## What is expected:
Without the images, write out the whole listing exactly.

— BEGIN Available data —

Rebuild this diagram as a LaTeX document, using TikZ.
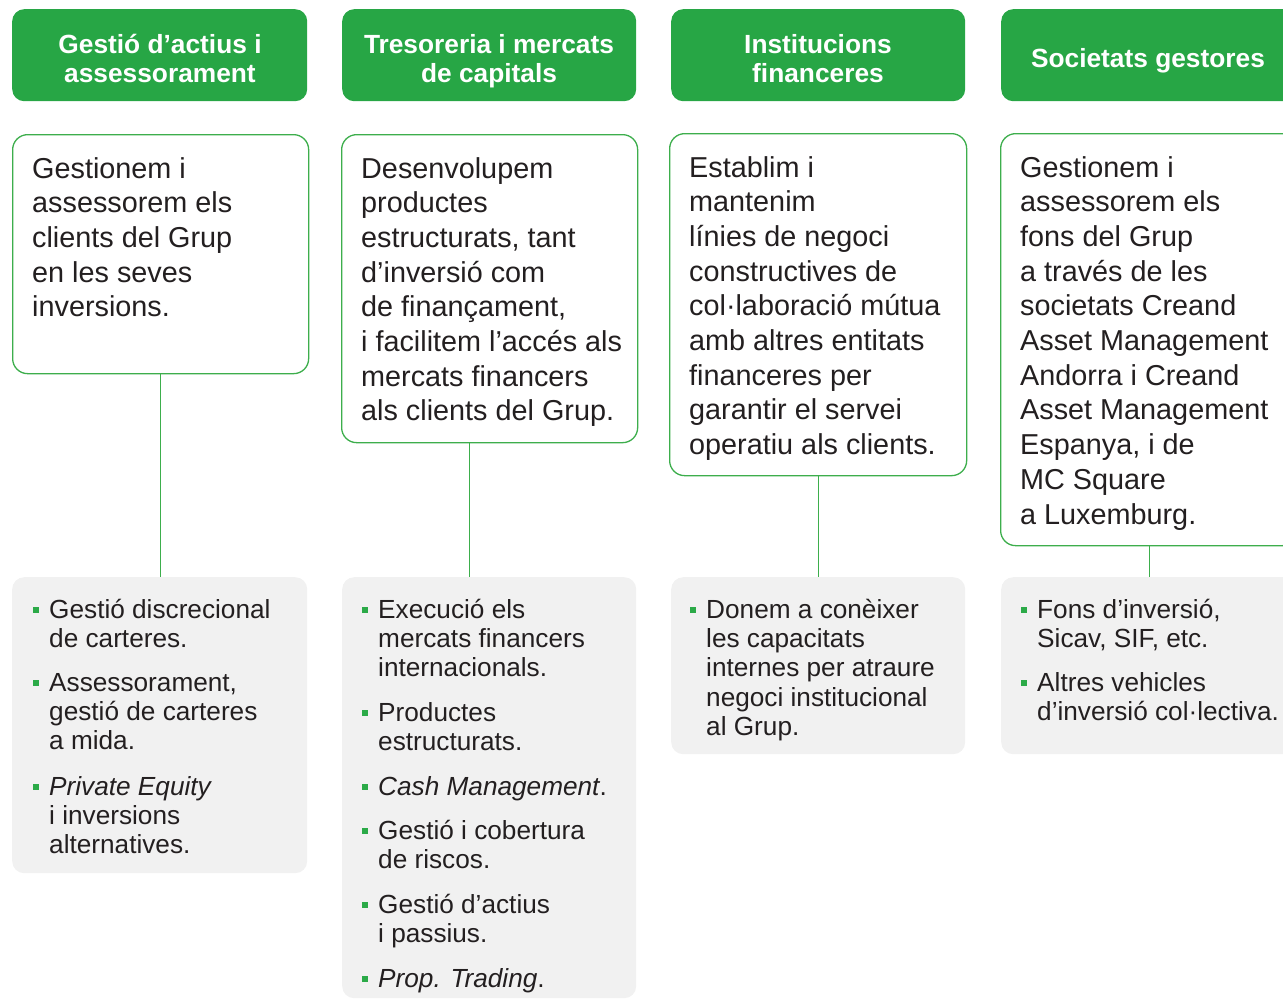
\documentclass[tikz,border=0pt]{standalone}
\usepackage{fontspec}
\setmainfont{Liberation Sans}
\definecolor{hdrgreen}{HTML}{27A645}
\definecolor{linegreen}{HTML}{3DAE4C}
\definecolor{boxgray}{HTML}{F1F1F1}
\definecolor{txt}{HTML}{231F20}
\definecolor{bulgreen}{HTML}{2BAA48}
\newcommand\mlines[1]{\vtop{\halign{##\hfil\cr#1\crcr}}}
\newcommand\clines[1]{\vtop{\halign{\hfil##\hfil\cr#1\crcr}}}
\tikzset{
  hdrbox/.style={fill=hdrgreen, rounded corners=12pt, minimum height=92pt, anchor=north west, inner sep=0pt},
  hdrtext/.style={anchor=base, text=white, font=\bfseries\fontsize{26.3}{29}\selectfont, inner sep=0pt},
  descbox/.style={draw=linegreen, line width=1.3pt, fill=white, rounded corners=15pt, anchor=north west, inner sep=0pt},
  desctext/.style={anchor=base west, text=txt, font=\fontsize{28.8}{34.7}\selectfont, inner sep=0pt},
  graybox/.style={fill=boxgray, rounded corners=12pt, anchor=north west, inner sep=0pt},
  itemtext/.style={anchor=base west, text=txt, font=\fontsize{26.2}{29.4}\selectfont, inner sep=0pt},
  bulsq/.style={fill=bulgreen, minimum size=6pt, inner sep=0pt},
  conn/.style={draw=linegreen, line width=1.2pt}
}
\begin{document}
\begin{tikzpicture}[x=1pt,y=-1pt]
\useasboundingbox (0,0) rectangle (1283,999);
\clip (0,0) rectangle (1283,999);
% headers
\node[hdrbox, minimum width=295pt] (h1) at (12,9) {};
\node[hdrbox, minimum width=294pt] (h2) at (342,9) {};
\node[hdrbox, minimum width=294pt] (h3) at (671,9) {};
\node[hdrbox, minimum width=295pt] (h4) at (1001,9) {};
\node[hdrtext] (ht1) at (160,53) {\clines{Gestió d’actius i\cr assessorament}};
\node[hdrtext] (ht2) at (489,53) {\clines{Tresoreria i mercats\cr de capitals}};
\node[hdrtext] (ht3) at (818,53) {\clines{Institucions\cr financeres}};
\node[hdrtext] (ht4) at (1148,67) {Societats gestores};
% description boxes
\node[descbox, minimum width=296pt, minimum height=239pt] (d1) at (12,134) {};
\node[descbox, minimum width=296pt, minimum height=308pt] (d2) at (341,134) {};
\node[descbox, minimum width=297pt, minimum height=342pt] (d3) at (669,133) {};
\node[descbox, minimum width=297pt, minimum height=412pt] (d4) at (1000,133) {};
\node[desctext] (dt1) at (32,178) {\mlines{Gestionem i\cr assessorem els\cr clients del Grup\cr en les seves\cr inversions.}};
\node[desctext] (dt2) at (361,178) {\mlines{Desenvolupem\cr productes\cr estructurats, tant\cr d’inversió com\cr de finançament,\cr i facilitem l’accés als\cr mercats financers\cr als clients del Grup.}};
\node[desctext] (dt3) at (689,177) {\mlines{Establim i\cr mantenim\cr línies de negoci\cr constructives de\cr col·laboració mútua\cr amb altres entitats\cr financeres per\cr garantir el servei\cr operatiu als clients.}};
\node[desctext] (dt4) at (1020,177) {\mlines{Gestionem i\cr assessorem els\cr fons del Grup\cr a través de les\cr societats Creand\cr Asset Management\cr Andorra i Creand\cr Asset Management\cr Espanya, i de\cr MC Square\cr a Luxemburg.}};
% gray boxes
\node[graybox, minimum width=295pt, minimum height=296pt] (g1) at (12,577) {};
\node[graybox, minimum width=294pt, minimum height=421pt] (g2) at (342,577) {};
\node[graybox, minimum width=294pt, minimum height=177pt] (g3) at (671,577) {};
\node[graybox, minimum width=295pt, minimum height=177pt] (g4) at (1001,577) {};
% connectors
\draw[conn] (d1.south) -- (d1.south |- g1.north);
\draw[conn] ([xshift=-20pt]d2.south) -- ([xshift=-20pt]d2.south |- g2.north);
\draw[conn] (d3.south) -- (d3.south |- g3.north);
\draw[conn] (d4.south) -- (d4.south |- g4.north);
% column 1 items
\node[itemtext] (i11) at (49,618) {\mlines{Gestió discrecional\cr de carteres.}};
\node[itemtext] (i12) at (49,691) {\mlines{Assessorament,\cr gestió de carteres\cr a mida.}};
\node[itemtext] (i13) at (49,795) {\mlines{\itshape Private Equity\cr i inversions\cr alternatives.}};
% column 2 items
\node[itemtext] (i21) at (378,618) {\mlines{Execució els\cr mercats financers\cr internacionals.}};
\node[itemtext] (i22) at (378,721) {\mlines{Productes\cr estructurats.}};
\node[itemtext] (i23) at (378,795) {{\itshape Cash Management}.};
\node[itemtext] (i24) at (378,839) {\mlines{Gestió i cobertura\cr de riscos.}};
\node[itemtext] (i25) at (378,913) {\mlines{Gestió d’actius\cr i passius.}};
\node[itemtext] (i26) at (378,987) {{\itshape Prop. Trading}.};
% column 3 items
\node[itemtext] (i31) at (706,618) {\mlines{Donem a conèixer\cr les capacitats\cr internes per atraure\cr negoci institucional\cr al Grup.}};
% column 4 items
\node[itemtext] (i41) at (1037,618) {\mlines{Fons d’inversió,\cr Sicav, SIF, etc.}};
\node[itemtext] (i42) at (1037,691) {\mlines{Altres vehicles\cr d’inversió col·lectiva.}};
% bullets
\foreach \n/\x/\y in {b11/36/610, b12/36/683, b13/36/787,
  b21/365/610, b22/365/713, b23/365/787, b24/365/831, b25/365/905, b26/365/979,
  b31/693/610, b41/1024/610, b42/1024/683}
  \node[bulsq] (\n) at (\x,\y) {};
\end{tikzpicture}
\end{document}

— END Available data —

## Result below:
Rebuild this diagram as a LaTeX document, using TikZ.
\documentclass[tikz,border=0pt]{standalone}
\usepackage{fontspec}
\setmainfont{Liberation Sans}
\definecolor{hdrgreen}{HTML}{27A645}
\definecolor{linegreen}{HTML}{3DAE4C}
\definecolor{boxgray}{HTML}{F1F1F1}
\definecolor{txt}{HTML}{231F20}
\definecolor{bulgreen}{HTML}{2BAA48}
\newcommand\mlines[1]{\vtop{\halign{##\hfil\cr#1\crcr}}}
\newcommand\clines[1]{\vtop{\halign{\hfil##\hfil\cr#1\crcr}}}
\tikzset{
  hdrbox/.style={fill=hdrgreen, rounded corners=12pt, minimum height=92pt, anchor=north west, inner sep=0pt},
  hdrtext/.style={anchor=base, text=white, font=\bfseries\fontsize{26.3}{29}\selectfont, inner sep=0pt},
  descbox/.style={draw=linegreen, line width=1.3pt, fill=white, rounded corners=15pt, anchor=north west, inner sep=0pt},
  desctext/.style={anchor=base west, text=txt, font=\fontsize{28.8}{34.7}\selectfont, inner sep=0pt},
  graybox/.style={fill=boxgray, rounded corners=12pt, anchor=north west, inner sep=0pt},
  itemtext/.style={anchor=base west, text=txt, font=\fontsize{26.2}{29.4}\selectfont, inner sep=0pt},
  bulsq/.style={fill=bulgreen, minimum size=6pt, inner sep=0pt},
  conn/.style={draw=linegreen, line width=1.2pt}
}
\begin{document}
\begin{tikzpicture}[x=1pt,y=-1pt]
\useasboundingbox (0,0) rectangle (1283,999);
\clip (0,0) rectangle (1283,999);
% headers
\node[hdrbox, minimum width=295pt] (h1) at (12,9) {};
\node[hdrbox, minimum width=294pt] (h2) at (342,9) {};
\node[hdrbox, minimum width=294pt] (h3) at (671,9) {};
\node[hdrbox, minimum width=295pt] (h4) at (1001,9) {};
\node[hdrtext] (ht1) at (160,53) {\clines{Gestió d’actius i\cr assessorament}};
\node[hdrtext] (ht2) at (489,53) {\clines{Tresoreria i mercats\cr de capitals}};
\node[hdrtext] (ht3) at (818,53) {\clines{Institucions\cr financeres}};
\node[hdrtext] (ht4) at (1148,67) {Societats gestores};
% description boxes
\node[descbox, minimum width=296pt, minimum height=239pt] (d1) at (12,134) {};
\node[descbox, minimum width=296pt, minimum height=308pt] (d2) at (341,134) {};
\node[descbox, minimum width=297pt, minimum height=342pt] (d3) at (669,133) {};
\node[descbox, minimum width=297pt, minimum height=412pt] (d4) at (1000,133) {};
\node[desctext] (dt1) at (32,178) {\mlines{Gestionem i\cr assessorem els\cr clients del Grup\cr en les seves\cr inversions.}};
\node[desctext] (dt2) at (361,178) {\mlines{Desenvolupem\cr productes\cr estructurats, tant\cr d’inversió com\cr de finançament,\cr i facilitem l’accés als\cr mercats financers\cr als clients del Grup.}};
\node[desctext] (dt3) at (689,177) {\mlines{Establim i\cr mantenim\cr línies de negoci\cr constructives de\cr col·laboració mútua\cr amb altres entitats\cr financeres per\cr garantir el servei\cr operatiu als clients.}};
\node[desctext] (dt4) at (1020,177) {\mlines{Gestionem i\cr assessorem els\cr fons del Grup\cr a través de les\cr societats Creand\cr Asset Management\cr Andorra i Creand\cr Asset Management\cr Espanya, i de\cr MC Square\cr a Luxemburg.}};
% gray boxes
\node[graybox, minimum width=295pt, minimum height=296pt] (g1) at (12,577) {};
\node[graybox, minimum width=294pt, minimum height=421pt] (g2) at (342,577) {};
\node[graybox, minimum width=294pt, minimum height=177pt] (g3) at (671,577) {};
\node[graybox, minimum width=295pt, minimum height=177pt] (g4) at (1001,577) {};
% connectors
\draw[conn] (d1.south) -- (d1.south |- g1.north);
\draw[conn] ([xshift=-20pt]d2.south) -- ([xshift=-20pt]d2.south |- g2.north);
\draw[conn] (d3.south) -- (d3.south |- g3.north);
\draw[conn] (d4.south) -- (d4.south |- g4.north);
% column 1 items
\node[itemtext] (i11) at (49,618) {\mlines{Gestió discrecional\cr de carteres.}};
\node[itemtext] (i12) at (49,691) {\mlines{Assessorament,\cr gestió de carteres\cr a mida.}};
\node[itemtext] (i13) at (49,795) {\mlines{\itshape Private Equity\cr i inversions\cr alternatives.}};
% column 2 items
\node[itemtext] (i21) at (378,618) {\mlines{Execució els\cr mercats financers\cr internacionals.}};
\node[itemtext] (i22) at (378,721) {\mlines{Productes\cr estructurats.}};
\node[itemtext] (i23) at (378,795) {{\itshape Cash Management}.};
\node[itemtext] (i24) at (378,839) {\mlines{Gestió i cobertura\cr de riscos.}};
\node[itemtext] (i25) at (378,913) {\mlines{Gestió d’actius\cr i passius.}};
\node[itemtext] (i26) at (378,987) {{\itshape Prop. Trading}.};
% column 3 items
\node[itemtext] (i31) at (706,618) {\mlines{Donem a conèixer\cr les capacitats\cr internes per atraure\cr negoci institucional\cr al Grup.}};
% column 4 items
\node[itemtext] (i41) at (1037,618) {\mlines{Fons d’inversió,\cr Sicav, SIF, etc.}};
\node[itemtext] (i42) at (1037,691) {\mlines{Altres vehicles\cr d’inversió col·lectiva.}};
% bullets
\foreach \n/\x/\y in {b11/36/610, b12/36/683, b13/36/787,
  b21/365/610, b22/365/713, b23/365/787, b24/365/831, b25/365/905, b26/365/979,
  b31/693/610, b41/1024/610, b42/1024/683}
  \node[bulsq] (\n) at (\x,\y) {};
\end{tikzpicture}
\end{document}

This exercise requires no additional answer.